だが、攻撃面になるとシモンズは居場所を失った。中途半端なポジション取りになった。左ウイングのガクポが圧倒的なプレーを見せていただけに、その左右非対称ぶりは目に余った。後半17分、シモンズに代わりドニエル・マレン(ドルトムント)が、さらに後半36分、戦術的交代でジェレミー・フリンポン(レバークーゼン)が右ウイングに入ると問題は解消されたが、次戦のフランス戦はどうするのか。
シモンズのポジション取りを見て連想したのはイタリアの左ウイング、ロレンツォ・ペッレグリーニ(ローマ)だ。マイボールに転じると内側に入る点で、オランダの右ウイングと共通する。片側のSBを極端に上げる半3バック的なスタイルもそっくりだ。

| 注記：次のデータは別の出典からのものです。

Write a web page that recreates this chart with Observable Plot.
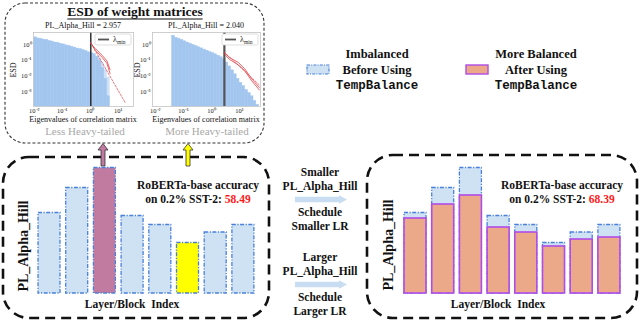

ちなみにシリアと戦った先日の日本代表も同種のサッカーだった。
そのイタリアについて、筆者は、ラミン・ヤマル(バルセロナ)という強力な右ウイングを擁するスペイン戦ではその左右非対称が穴になる可能性があると述べたが、フランスと対戦するオランダにもまったく同じ心配がある。エムバペという強烈な左ウイングに対し、現状の備えでは危ない。エムバペを下支えする左SBテオ・エルナンデス(ミラン)の、頭脳優秀なプレーぶりも見逃すことはできない。

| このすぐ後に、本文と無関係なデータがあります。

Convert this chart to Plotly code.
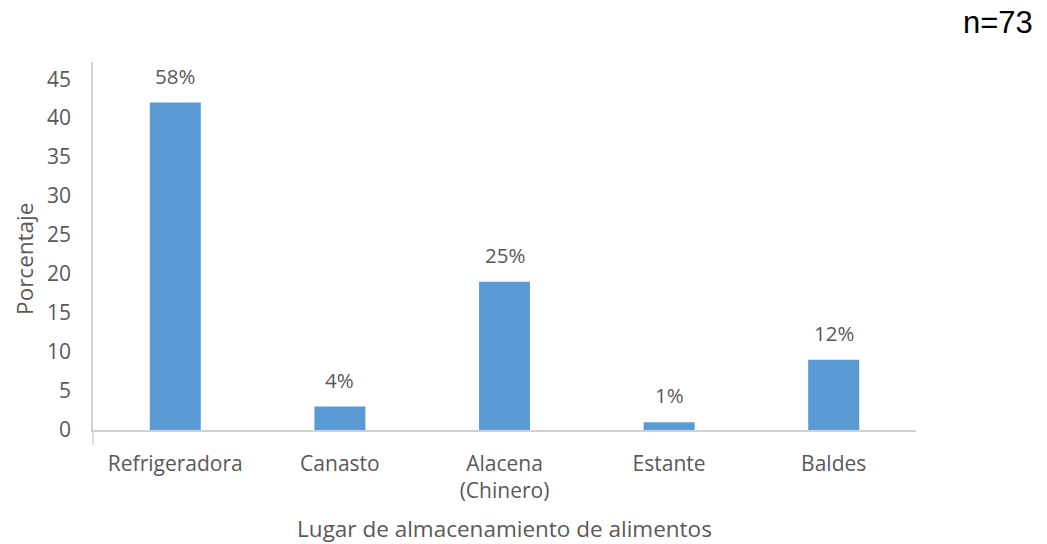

オランダの右はダンフリースひとりで大丈夫か。ロナルド・クーマン監督はポーランド戦同様、3バックと4バックを調整する可変式で臨むのか。あるいは違う方法論を選択するのか。
逆にフランスは、オランダの左ウイング、ガクポをどう止めるかがカギになる。身長193センチのガクポは、「長身選手はボール操作がうまくない」という概念があるが、ガクポは今大会の参加選手のなかでも、一番の例外である。
いずれにしても両サイドの攻防から目は離せない。日本代表にとっても貴重なサンプルとなる試合になるだろう。